Now traditionally at the end of a holiday meal here in Japan one would enjoy some quality tea to refresh the palate and invigorate the senses. However instead of serving it on the side I decided to make it part of the last course.
I have served the Matcha ice cream, as a result, with Chocolate Turkey Cannoli's. I made sure to use the turkey tenders for this as they have the mildest flavor of all the meat on the turkey and would take on the chocolate marinade the best leaving only a hint of savoriness.

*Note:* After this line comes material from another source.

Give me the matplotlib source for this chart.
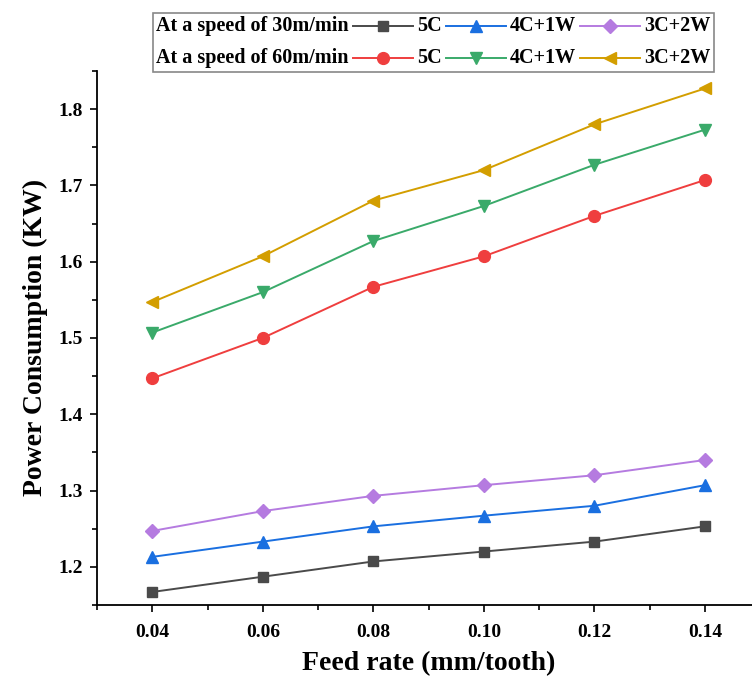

My goal for this dessert was to allow the tasters to enjoy a full range of flavors. The balance of salty, bitter, sweet, sour, and savory that is so important in French cooking.
Please enjoy.
|
|
|
Post by Sanji Himura on Feb 1, 2007 21:49:53 GMT -5
---post--- Jimmy James: Oh shoot, Kaga-san! Now your just trying to get me in trouble with my mamma. Ain't a southern boy alive who would ever admit someone's cooking is better then his mamma's. Mind you, if mamma put her mind to it she'd... *Jimmy looks nervous and takes a drink from his glass* Um, anyway...Himura-san, I believe you have another dish to present...please? That just made my day. ---end---
|
|
|
Post by Man Alive! on Feb 1, 2007 22:07:45 GMT -5
Kaga: If your mother's cooking is better than this, maybe we should have HER challenge the Iron Chef! *laughs* Jimmy James: Oh shoot, Kaga-san! Now your just trying to get me in trouble with my mamma. Ain't a southern boy alive who would ever admit someone's cooking is better then his mamma's. Mind you, if mamma put her mind to it she'd... *Jimmy looks nervous and takes a drink from his glass* Um, anyway...Himura-san, I believe you have another dish to present...please? Post --------------- This gets the award as the best post of the RPG. ;D --------------- End
|
|
|
Post by ironchefcanadian on Feb 1, 2007 22:44:25 GMT -5
Kurimoto: While I appreciate the attempt to turn turkey into a dessert, I don't think that this is the right way to go about it. This dessert seems to be more about the ice cream and the chocolate rather than about the turkey, and the chocolate flavors are really clashing with the saltiness inherent in the crisped turkey skin and the shiso leaf. You might have had better luck by, say, using a pure fruit treatment for the turkey cannolli.
|
|
|
Post by barronmore on Feb 1, 2007 23:47:22 GMT -5
Jimmy James: This is truly a splendid dish. I totally have to disagree with Kurimoto-san. The Connoli is a creative masterpiece. The turkey tenders are accented wonderfully with the dark chocolate. I didn't think I would like this dish but the more I try it, the more I like it. Sweet, sour, savory, and bitter all in one package. It's even deep fried! What more can a southern boy want? The only negative comment could be that the turkey is a bit lost in all this...not necessarily bad in a desert, mind you.
Now, tea ice cream? I'm all for tea and I really like ice tea, but in ice cream? Now, that's just going to far. But all let you slide for the white chocolate! Oh yeah! White Chocolate.
*Jimmy slowly eats his white chcolate*
|
|
|
Post by achen on Feb 2, 2007 1:47:44 GMT -5
Kanoh: The green tea icecream is great. It cleanses the palate after all the earlier dishes. But my problem is the turkey cannoli. It doesn't really fit into a dessert. Fried turkey slices are dried out and the chocolate doesn't help. The texture of the turkey is rough. Maybe the icecream could have been served just with the turkey skin and shiso. I didn't think that the turkey skin and shiso clashed.